# Exercise requirements
In the records below, find the line containing "Write the matplotlib code for this chart." and the line containing "draw_pie(ax1, site_values, (0.455, -0.611), (-0.108, 1.13))". Give again exactly those lines and every line between them, omitting the pictures.

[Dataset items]
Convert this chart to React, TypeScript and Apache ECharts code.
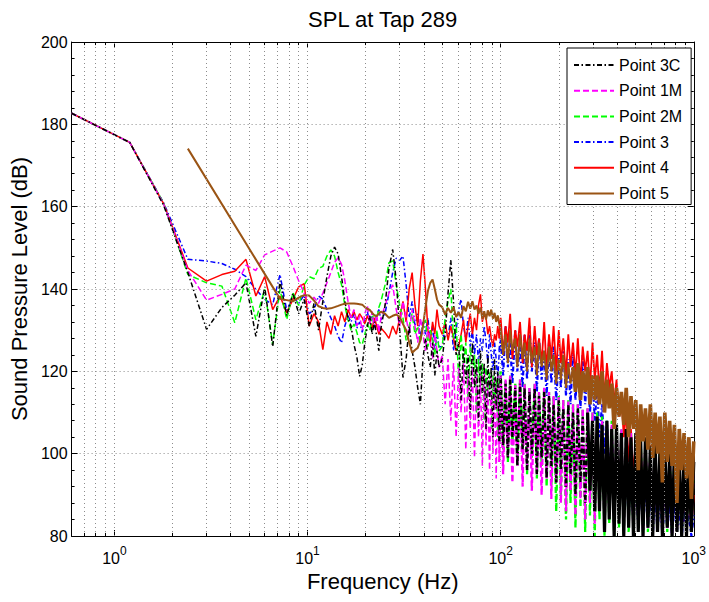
import React, { useEffect, useRef } from 'react';
import * as echarts from 'echarts';

// Frequency grid (Hz)
const freqLow = [0.6,1.2,1.8,2.4,3.0,3.6,4.2,4.8,5.4,6.0,6.6,7.2,7.8,8.4,9.0,9.6,10.2,10.8,11.4,12.0,12.6,13.2,13.8,14.4,15.0,15.6,16.2,16.8,17.4,18.0,18.6,19.2,19.8,20.4,21.0,21.6,22.2,22.8,23.4,24.0];
const freqMid = [25.2,26.4,27.6,28.8,30.0,31.2,32.4,33.6,34.8,36.0,37.2,38.4,39.6,40.8,42.0,43.2,44.4,45.6,46.8,48.0,49.8,51.6,53.4,55.2,57.0,58.8,60.6,62.4,64.2,66.0,67.8,69.6,71.4,73.2,75.0,76.8,78.6,80.4,82.2,84.0,85.8,87.6,89.4,91.2,93.0,94.8,96.6,98.4];
const freqHigh = [100,103,106,109,112,115,119,122,126,130,133,137,141,145,150,154,158,163,168,173,178,183,188,194,200,205,211,218,224,230,237,244,251,259,266,274,282,290,299,307,316,325,335,345,355,365,376,387,398,410,422,434,447,460,473,487,501,516,531,546,562,579,596,613,631,649,668,688,708,729,750,772,794,818,841,866,891,917,944,972,1000];

// Point 3C (dB)
const p3cLow = [182.7,175.6,160.3,144.0,130.2,135.5,138.5,141.5,128.5,140.5,126.0,142.0,133.5,139.0,134.0,137.5,131.0,136.5,130.0,137.0,143.0,148.0,150.2,148.5,143.0,137.0,133.0,131.0,126.5,123.5,118.8,121.5,127.0,131.0,133.5,129.0,132.0,128.5,125.0,130.5,136,145,149.6,142,130,118.5,123,131,125,121,116,112,123,128,124,121,127,119,125,121,123,129,139,147,137,124,127,113,126,117,124,110,127,116,123,108,125,114,122,106,124,113,121,104,123,111,120,103];
const p3cHigh = [119,102,117,99,118,104,116,97,117,101,116,96,115,100,116,95,114,99,115,94,114,97,112,93,113,96,111,92,112,95,110,90,111,93,109,88,110,91,108,86,109,86,107,81,108,84,106,80,107,83,105,80,106,82,104,80,105,81,103,80,104,82,102,80,103,81,101,80,102,82,100,80,101,81,99,80,100,80,99,81,98];

// Point 1M
const p1mLow = [182.7,175.6,160.6,144.5,137.3,138.7,140.0,145.8,144.5,148.3,149.2,150.0,149.0,145.5,142.0,139.0,136.5,138.0,136.5,139.0,141.5,144.0,146.5,147.6,146.0,142.0,137.0,133.0,135.0,131.0,133.5,130.0,134.0,136.0,131.5,134.5,130.5,134.0,129.5,133.0,136,139,141,135,131,137,133,129,135,131,127,133,129,125,131,127,123,129,125,121,124,112,123,108,122,104,121,110,122,101,120,106,121,99,120,104,119,97,120,102,118,96,119,100,118,94,119,98];
const p1mHigh = [119,95,118,99,119,93,117,97,118,92,117,96,116,91,117,95,115,90,116,94,115,89,114,93,114,88,113,86,113,91,112,85,112,89,111,84,111,88,110,83,109,87,108,82,108,86,107,81,107,85,106,81,105,84,105,80,104,83,103,80,103,82,102,80,102,81,101,80,100,82,100,80,99,81,99,80,98,80,98,81,97];

// Point 2M
const p2mLow = [182.7,175.6,160.8,143.5,141.5,140.7,131.8,142.7,132.5,139.9,126.5,139.9,132.6,139.1,136.0,141.0,143.0,142.5,145.0,145.5,148.0,149.5,148.0,144.0,141.0,136.0,132.5,130.0,131.5,129.5,127.0,126.5,129.0,131.5,130.0,133.0,134.0,132.5,135.5,137.0,141,146.4,146.8,141,136,133,127.5,131,134,129,131,127,131,132.5,126,130,128,124,130,125,126,133,137,140,128,132,118,129,121,127,113,126,119,124,110,123,116,122,108,121,114,120,106,119,112,118,104,117];
const p2mHigh = [120,101,118,98,119,102,117,97,118,100,117,95,116,99,117,94,115,97,116,92,115,92,114,86,114,90,113,84,113,88,112,82,112,87,111,81,111,85,110,80,110,84,109,80,108,83,108,80,107,82,106,80,106,81,105,80,104,82,104,80,103,81,102,80,102,82,101,80,100,81,100,80,99,81,99,80,98,80,97,81,97];

// Point 3
const p3Low = [182.7,175.6,160.9,147.2,146.8,146.2,144.8,143.0,139.9,137.5,136.2,143.5,134.8,138.0,136.5,138.5,134.0,135.0,138.3,137.5,135.0,133.0,131.0,128.5,126.9,131.0,133.5,132.0,134.0,130.5,132.0,129.5,132.5,134.5,132.0,134.0,131.0,133.5,135.0,132.5,134,139,144,147.5,147,148,141,133,137,131,134,128,132,129,133,127,131,125,129,126,126,131,128,133,125,130,135,137.5,131,128,133,126,130,124,129,122,128,125,131,127,122,129,124,120,127,123,118,125];
const p3High = [128,119,131,121,127,117,130,120,126,116,129,118,131,120,127,115,128,118,125,114,127,117,126,113,124,116,126,114,123,112,125,113,122,111,124,112,121,110,119,108,116,104,112,100,108,95,104,92,101,88,99,86,97,84,96,83,95,82,94,81,93,82,92,80,91,81,90,80,89,82,88,80,88,81,87,80,86,82,85,80,85];

// Point 4
const p4Low = [182.7,175.6,160.7,145.1,141.9,143.5,144.3,147.2,138.3,143.0,135.0,138.3,134.2,137.5,140.5,141.3,131.0,134.0,132.0,125.3,132.0,129.0,133.5,131.0,134.5,132.0,135.0,133.0,134.5,132.5,134.0,133.0,131.5,133.5,132.0,130.5,133.0,131.0,129.0,130.5,129.4,128,131,129,133,137,132,140,144,136,131,142,148.5,140,130,127,132,129,135,131,129,132,127.5,131,128,125,126,129,132.5,127,131,134,129,133,130,136,138.7,132,134,133,129,131,128,126,129,127.5,131,128];
const p4High = [133,124,131,127,134,123,130,126,132,122,129,125,133,121,131,124,128,122,132,120,129,123,131,120,130,122,128,119,129,121,127,119,128,117,126,120,125,116,127,118,124,115,125,113,122,116,120,112,118,109,114,104,110,98,106,95,103,92,101,90,99,89,98,88,97,87,96,86,95,85,94,85,93,84,92,83,91,84,90,82,90];

// Point 5
const p5Low = [null,null,null,174.1,null,null,null,null,null,null,null,137.6,137.3,137.0,137.9,138.5,138.4,137.2,135.8,135.4,135.2,135.3,135.6,135.9,136.2,136.4,136.5,136.5,136.5,136.4,136.3,136.2,135.6,135.2,134.9,134.2,133.6,133.4,134.0,134.5,134.0,133.0,133.5,133.8,133.2,131.5,130.0,127.0,124.5,125.2,125.7,127.5,131.0,135.5,139.5,141.5,142.3,140.0,137.5,136.2,135.6,133.8,135.4,134.2,135.6,133.2,134.4,133.0,135.8,134.6,136.9,135.2,137.0,135.0,136.0,134.0,135.5,132.8,134.6,132.6,134.8,133.4,135.0,132.8,134.2,132.0,133.6,131.5];
const p5High = [130,124,129,122,130,125,128,121,129,123,127,120,128,122,126,119,127,121,125,118,126,120,124,117,123,118,124,116,122,117,121,115,122,113,120,115,121,112,119,113,119,112,120,110,118,111,117,106,116,109,115,107,116,104,114,106,113,96,112,103,111,101,112,99,110,100,109,93,110,98,108,97,107,88,106,96,105,94,104,89,103];

const legendOrder = ['Point 3C', 'Point 1M', 'Point 2M', 'Point 3', 'Point 4', 'Point 5'];

// log grid lines and minor ticks
const gridFreqs = [0.7,0.8,0.9,1,2,3,4,5,6,7,8,9,10,20,30,40,50,60,70,80,90,100,200,300,400,500,600,700,800,900];
const minorTickFreqs = [0.7,0.8,0.9,2,3,4,5,6,7,8,9,20,30,40,50,60,70,80,90,200,300,400,500,600,700,800,900];

const FONT = '"Liberation Sans", Arial, Helvetica, sans-serif';
const freqLM = [...freqLow, ...freqMid];

const dashDot = [5, 2.5, 1.5, 2.5];
const dashed = [6, 3];

// draw order (bottom -> top); hf: pieces of the high-frequency part [fromIdx, toIdx, width, style]
const seriesDefs = [
  { name: 'Point 3', color: '#0000ff', type: dashDot, width: 1.5, low: p3Low, high: p3High, hf: [[0, 80, 2.2, dashDot]] },
  { name: 'Point 4', color: '#ff0000', type: 'solid', width: 1.5, low: p4Low, high: p4High, hf: [[0, 80, 1.8, 'solid']] },
  { name: 'Point 2M', color: '#00ff00', type: dashed, width: 1.5, low: p2mLow, high: p2mHigh, hf: [[0, 80, 2.3, dashed]] },
  { name: 'Point 1M', color: '#ff00ff', type: dashed, width: 1.5, low: p1mLow, high: p1mHigh, hf: [[0, 80, 2.3, dashed]] },
  { name: 'Point 3C', color: '#000000', type: dashDot, width: 1.5, low: p3cLow, high: p3cHigh, hf: [[0, 36, 2.4, dashDot], [36, 80, 3.2, 'solid']] },
  { name: 'Point 5', color: '#9a5414', type: 'solid', width: 2, low: p5Low, high: p5High, hf: [[0, 30, 2, 'solid'], [30, 80, 3.6, 'solid']] },
];

function xLabel(v: number) {
  const l = Math.log10(v);
  const r = Math.round(l);
  if (Math.abs(l - r) < 1e-6 && r >= 0) return `{b|10}{s|${r}}`;
  return '';
}

export default function App() {
  const ref = useRef<HTMLDivElement>(null);
  useEffect(() => {
    if (!ref.current) return;
    const chart = echarts.init(ref.current, null, { renderer: 'svg' });
    const gridLineStyle = { color: '#8c8c8c', width: 1, type: [1, 3] as any };
    const lowSeries = seriesDefs.map((s) => ({
      name: s.name,
      type: 'line',
      data: freqLM.map((f, i) => [f, s.low[i]]),
      symbol: 'none',
      connectNulls: true,
      lineStyle: { color: s.color, width: s.width, type: s.type as any },
      itemStyle: { color: s.color },
      silent: true,
      clip: true,
    }));
    const highSeries: any[] = [];
    seriesDefs.forEach((s) => {
      const pts = [[freqLM[freqLM.length - 1], s.low[s.low.length - 1]], ...freqHigh.map((f, i) => [f, s.high[i]])];
      (s.hf as any[]).forEach(([a, b, w, t]) => {
        highSeries.push({
          name: s.name,
          type: 'line',
          data: pts.slice(a === 0 ? 0 : a + 1, b + 2),
          symbol: 'none',
          lineStyle: { color: s.color, width: w, type: t },
          itemStyle: { color: s.color },
          silent: true,
          clip: true,
        });
      });
    });
    const option: any = {
      animation: false,
      backgroundColor: '#ffffff',
      textStyle: { fontFamily: FONT },
      grid: { left: 70, top: 42, width: 627, height: 494, containLabel: false },
      legend: {
        data: legendOrder,
        orient: 'vertical',
        left: 567,
        top: 48,
        backgroundColor: '#ffffff',
        borderColor: '#000000',
        borderWidth: 1,
        borderRadius: 0,
        padding: [9, 9, 3, 6],
        itemWidth: 40,
        itemHeight: 14,
        itemGap: 9.7,
        itemStyle: { opacity: 0 },
        textStyle: { fontSize: 16, color: '#000', fontFamily: FONT },
        z: 20,
      },
      xAxis: [
        {
          type: 'log', logBase: 10, min: 0.6, max: 1000, position: 'bottom',
          axisLine: { show: true, onZero: false, lineStyle: { color: '#000', width: 1 } },
          axisTick: { show: true, inside: true, length: 6, lineStyle: { color: '#000' } },
          axisLabel: {
            formatter: xLabel, margin: 9, color: '#000',
            rich: {
              b: { fontSize: 16, color: '#000', fontFamily: FONT, verticalAlign: 'bottom' },
              s: { fontSize: 12, color: '#000', fontFamily: FONT, verticalAlign: 'bottom', padding: [0, 0, 9, 0] },
            },
          },
          splitLine: { show: false },
          name: 'Frequency (Hz)', nameLocation: 'middle', nameGap: 33,
          nameTextStyle: { fontSize: 22, color: '#000', fontFamily: FONT },
        },
        {
          type: 'log', logBase: 10, min: 0.6, max: 1000, position: 'top',
          axisLine: { show: true, onZero: false, lineStyle: { color: '#000', width: 1 } },
          axisTick: { show: true, inside: true, length: 6, lineStyle: { color: '#000' } },
          axisLabel: { show: false },
          splitLine: { show: false },
          name: 'SPL at Tap 289', nameLocation: 'middle', nameGap: 12,
          nameTextStyle: { fontSize: 22, color: '#000', fontFamily: FONT },
        },
      ],
      yAxis: [
        {
          type: 'value', min: 80, max: 200, interval: 20, position: 'left',
          axisLine: { show: true, onZero: false, lineStyle: { color: '#000', width: 1 } },
          axisTick: { show: true, inside: true, length: 6, lineStyle: { color: '#000' } },
          minorTick: { show: true, splitNumber: 5, length: 3, lineStyle: { color: '#000' } },
          axisLabel: { fontSize: 16, color: '#000', margin: 4, fontFamily: FONT },
          splitLine: { show: true, lineStyle: gridLineStyle },
          name: 'Sound Pressure Level (dB)', nameLocation: 'middle', nameGap: 32,
          nameTextStyle: { fontSize: 22, color: '#000', fontFamily: FONT },
        },
        {
          type: 'value', min: 80, max: 200, interval: 20, position: 'right',
          axisLine: { show: true, onZero: false, lineStyle: { color: '#000', width: 1 } },
          axisTick: { show: true, inside: true, length: 6, lineStyle: { color: '#000' } },
          minorTick: { show: true, splitNumber: 5, length: 3, lineStyle: { color: '#000' } },
          axisLabel: { show: false },
          splitLine: { show: false },
        },
      ],
      series: [
        {
          type: 'line', data: [], silent: true, z: 1,
          markLine: {
            silent: true, symbol: ['none', 'none'], label: { show: false }, animation: false,
            lineStyle: gridLineStyle,
            data: gridFreqs.map((f) => ({ xAxis: f })),
          },
        },
        {
          type: 'line', data: [], silent: true, z: 1,
          markLine: {
            silent: true, symbol: ['none', 'none'], label: { show: false }, animation: false,
            lineStyle: { color: '#000', width: 1, type: 'solid' },
            data: [
              ...minorTickFreqs.map((f) => [{ coord: [f, 80] }, { coord: [f, 80.75] }]),
              ...minorTickFreqs.map((f) => [{ coord: [f, 200] }, { coord: [f, 199.25] }]),
            ],
          },
        },
        ...lowSeries,
        ...highSeries,
      ],
    };
    chart.setOption(option);
    return () => chart.dispose();
  }, []);
  return (
    <div
      ref={ref}
      style={{ position: 'absolute', left: 0, top: 0, width: 709, height: 602, background: '#fff' }}
    />
  );
}
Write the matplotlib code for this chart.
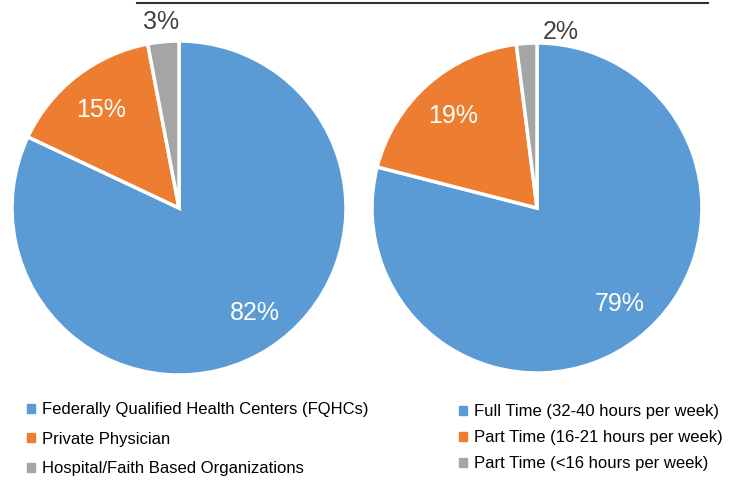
import matplotlib
matplotlib.use("Agg")
import matplotlib.pyplot as plt
from matplotlib.patches import Patch

plt.rcParams['font.family'] = ['Liberation Sans', 'DejaVu Sans']

# Data
site_labels = ["Federally Qualified Health Centers (FQHCs)", "Private Physician",
               "Hospital/Faith Based Organizations"]
site_values = [82, 15, 3]

hours_labels = ["Full Time (32-40 hours per week)", "Part Time (16-21 hours per week)",
                "Part Time (<16 hours per week)"]
hours_values = [79, 19, 2]

colors = ["#5B9BD5", "#ED7D31", "#A5A5A5"]

W, H = 743, 480
fig = plt.figure(figsize=(W / 100, H / 100), dpi=100)


def pie_axes(cx, cy, r):
    # cx, cy in pixels from top-left
    return fig.add_axes([(cx - r) / W, (H - cy - r) / H, 2 * r / W, 2 * r / H])


def draw_pie(ax, values, big_pos, small_pos):
    wedges, texts, autotexts = ax.pie(
        values, colors=colors, startangle=90, counterclock=False,
        autopct=lambda p: f"{p:.0f}%", pctdistance=0.765,
        wedgeprops=dict(edgecolor="white", linewidth=2.5),
        textprops=dict(color="white", fontsize=18, va="center_baseline"))
    # label placement nudged like Excel's best fit
    autotexts[0].set_position(big_pos)
    autotexts[-1].set_color("#404040")
    autotexts[-1].set_position(small_pos)
    ax.set_xlim(-1, 1)
    ax.set_ylim(-1, 1)
    ax.set_aspect("equal")
    ax.axis("off")
    return wedges


ax1 = pie_axes(179, 208, 167)
draw_pie(ax1, site_values, (0.455, -0.611), (-0.108, 1.13))

ax2 = pie_axes(537, 208, 165)
draw_pie(ax2, hours_values, (0.503, -0.567), (0.142, 1.08))

# top rule
fig.add_artist(plt.Line2D([137 / W, 708 / W], [1 - 2.5 / H, 1 - 2.5 / H],
                          color="#303030", linewidth=1.5))

# legends
handles1 = [Patch(color=c) for c in colors]
fig.legend(handles1, site_labels, loc="upper left",
           bbox_to_anchor=(27 / W, 1 - 402 / H), frameon=False,
           fontsize=12, handlelength=0.45, handleheight=0.45,
           handletextpad=0.45, labelspacing=0.88, borderpad=0, borderaxespad=0)
fig.legend(handles1, hours_labels, loc="upper left",
           bbox_to_anchor=(459 / W, 1 - 404 / H), frameon=False,
           fontsize=12, handlelength=0.45, handleheight=0.45,
           handletextpad=0.45, labelspacing=0.67, borderpad=0, borderaxespad=0)

fig.savefig("out.png", dpi=100)
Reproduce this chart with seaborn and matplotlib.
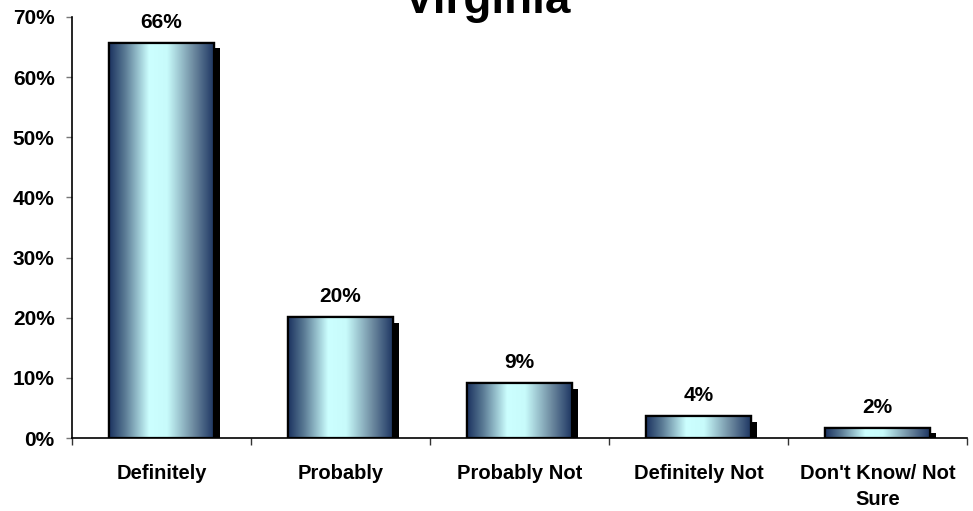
import numpy as np
import pandas as pd
import matplotlib
matplotlib.use('Agg')
import matplotlib.pyplot as plt
import matplotlib.patheffects as pe
from matplotlib.colors import LinearSegmentedColormap
from matplotlib.ticker import FuncFormatter, FixedLocator
import seaborn as sns

categories = ['Definitely', 'Probably', 'Probably Not', 'Definitely Not', "Don't Know/ Not\nSure"]
values = [65.7, 20.1, 9.1, 3.6, 1.7]
value_labels = ['66%', '20%', '9%', '4%', '2%']
title = 'Virginia'

sns.set_style('white')
plt.rcParams['font.family'] = ['Liberation Sans', 'DejaVu Sans']
plt.rcParams['font.weight'] = 'bold'
plt.rcParams['text.color'] = 'black'
plt.rcParams['xtick.color'] = 'black'
plt.rcParams['ytick.color'] = 'black'

df = pd.DataFrame({'category': categories, 'value': values})

fig = plt.figure(figsize=(9.73, 5.11), dpi=100)
ax = fig.add_axes([72 / 973, 73 / 511, (967 - 72) / 973, (438 - 17) / 511])

sns.barplot(data=df, x='category', y='value', ax=ax, width=0.59,
            color='#1f3a66', edgecolor='black', linewidth=1.6, saturation=1)

# gradient fill inside each bar + drop shadow
cmap = LinearSegmentedColormap.from_list('cyl', [
  (0.0, '#1b3360'), (0.15, '#5a7a94'), (0.38, '#ccffff'),
  (0.55, '#c8fbfb'), (0.8, '#6d8aa0'), (1.0, '#1b3360')])
grad = np.linspace(0, 1, 256).reshape(1, -1)
for bar in ax.patches:
  bar.set_path_effects([pe.SimplePatchShadow(offset=(4, -4), shadow_rgbFace='black', alpha=1.0), pe.Normal()])
  x0, y0 = bar.get_x(), bar.get_y()
  w, h = bar.get_width(), bar.get_height()
  im = ax.imshow(grad, cmap=cmap, aspect='auto', extent=[x0, x0 + w, y0, y0 + h], zorder=bar.get_zorder() + 0.1, interpolation='bicubic')
  im.set_clip_path(bar)
  edge = plt.Rectangle((x0, y0), w, h, fill=False, edgecolor='black', linewidth=1.6, zorder=bar.get_zorder() + 0.2)
  ax.add_patch(edge)

ax.bar_label(ax.containers[0], labels=value_labels, padding=8, fontsize=15, fontweight='bold', color='black')

ax.set_xlim(-0.5, len(categories) - 0.5)
ax.set_ylim(0, 70)
ax.set_yticks(range(0, 71, 10))
ax.yaxis.set_major_formatter(FuncFormatter(lambda v, _: f'{v:.0f}%'))
ax.set_xlabel('')
ax.set_ylabel('')

ax.xaxis.set_minor_locator(FixedLocator(np.arange(-0.5, len(categories), 1.0)))
ax.tick_params(axis='x', which='major', bottom=True, length=0, pad=19, labelsize=14.5, labelcolor='black')
ax.tick_params(axis='x', which='minor', bottom=True, length=5, width=1, color='#333333', direction='out')
ax.tick_params(axis='y', left=True, length=4.5, width=1, color='#777777', direction='out', labelsize=15, pad=8, labelcolor='black')
for lab in ax.get_xticklabels() + ax.get_yticklabels():
  lab.set_fontweight('bold')
  lab.set_linespacing(1.45)

sns.despine(ax=ax)
ax.spines['left'].set_linewidth(1.2)
ax.spines['bottom'].set_linewidth(1.2)
ax.spines['left'].set_color('black')
ax.spines['bottom'].set_color('black')

fig.text(487 / 973, 1 - 13 / 511, title, ha='center', va='baseline', fontsize=33, fontweight='bold')

fig.savefig('out.png', dpi=100)
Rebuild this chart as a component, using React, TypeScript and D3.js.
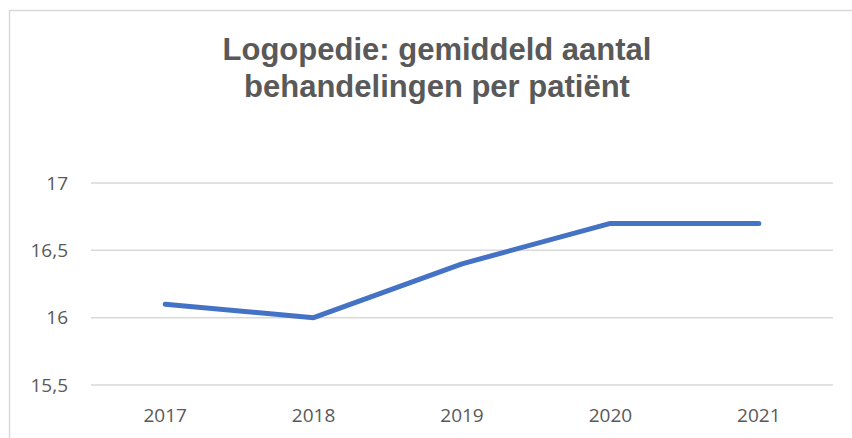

# Reply
Write the matplotlib code for this chart.
import matplotlib
matplotlib.use("Agg")
import matplotlib.pyplot as plt
from matplotlib.patches import Patch

plt.rcParams['font.family'] = ['Liberation Sans', 'DejaVu Sans']

# Data
site_labels = ["Federally Qualified Health Centers (FQHCs)", "Private Physician",
               "Hospital/Faith Based Organizations"]
site_values = [82, 15, 3]

hours_labels = ["Full Time (32-40 hours per week)", "Part Time (16-21 hours per week)",
                "Part Time (<16 hours per week)"]
hours_values = [79, 19, 2]

colors = ["#5B9BD5", "#ED7D31", "#A5A5A5"]

W, H = 743, 480
fig = plt.figure(figsize=(W / 100, H / 100), dpi=100)


def pie_axes(cx, cy, r):
    # cx, cy in pixels from top-left
    return fig.add_axes([(cx - r) / W, (H - cy - r) / H, 2 * r / W, 2 * r / H])


def draw_pie(ax, values, big_pos, small_pos):
    wedges, texts, autotexts = ax.pie(
        values, colors=colors, startangle=90, counterclock=False,
        autopct=lambda p: f"{p:.0f}%", pctdistance=0.765,
        wedgeprops=dict(edgecolor="white", linewidth=2.5),
        textprops=dict(color="white", fontsize=18, va="center_baseline"))
    # label placement nudged like Excel's best fit
    autotexts[0].set_position(big_pos)
    autotexts[-1].set_color("#404040")
    autotexts[-1].set_position(small_pos)
    ax.set_xlim(-1, 1)
    ax.set_ylim(-1, 1)
    ax.set_aspect("equal")
    ax.axis("off")
    return wedges


ax1 = pie_axes(179, 208, 167)
draw_pie(ax1, site_values, (0.455, -0.611), (-0.108, 1.13))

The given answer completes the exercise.